A 13-week cash flow forecast is one of the most powerful tools a business owner can have. We break down how to read one, and act on it.
A 13-week forecast is one of the cheapest, highest-leverage tools in finance. It costs almost nothing to maintain, and it answers the most important question a business owner can ask: 'when will cash get tight, and how tight?'
Why 13 weeks?
Thirteen weeks is one quarter — long enough to capture payroll cycles, sales tax, and the back end of receivables; short enough to update weekly without a fight. Annual budgets are too coarse to spot a 4-week trough. Daily forecasts churn too fast to act on.
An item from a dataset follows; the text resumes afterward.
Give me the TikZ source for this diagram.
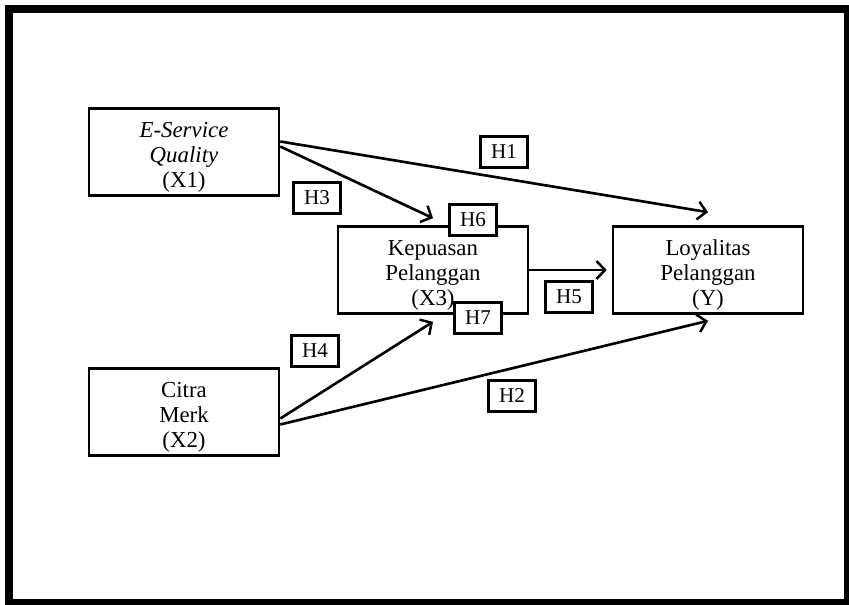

Thirteen weeks is the sweet spot.
What to read first
Open the forecast and read these four numbers, in order:
- Lowest cumulative cash point in the 13 weeks. If it is below your minimum operating threshold, that is the only thing that matters this week.
- Net weekly cash change in the next two weeks. Negative? You are funding the business out of reserves. Why?
- AR aging vs forecast inflows. If you are forecasting more than you have actually collected from current customers in the same window, your forecast is fiction.
- Discretionary outflows in the worst week. These are your levers if a customer pays late.
How to act on what you see
A forecast you do not act on is just spreadsheet decoration. Three rules:
- If a trough is more than 6 weeks out, you have time to fix it through operations: collections push, sales acceleration, vendor negotiation.
- If a trough is 3–6 weeks out, you should be picking which discretionary spend to defer.
- If a trough is less than 3 weeks out, the forecast failed at its job — you should have seen it sooner. Time to renegotiate maintenance cadence.
Common pitfalls
- Optimistic AR. Forecast collections at the rate you actually collect, not at terms. If you say 'net 30' and your customers pay in 47, model 47.
- Ignoring sales tax. It is not your money, even when it sits in your checking account. Build it as a separate forecast line.
- Forecasting too clean. Real cash inflow lumps. Do not smooth it.
- Ignoring discretionary timing. A bonus pull-ahead, an annual insurance prepayment, a tax estimate — these wreck the forecast if not modeled separately.
What good looks like
Good means: updated weekly, reviewed in the same leadership meeting every week, and decisions are made off it. Within a quarter, the forecast and the actuals start tracking within a few percent. That is when the tool is doing its job — and when leadership stops being surprised by cash.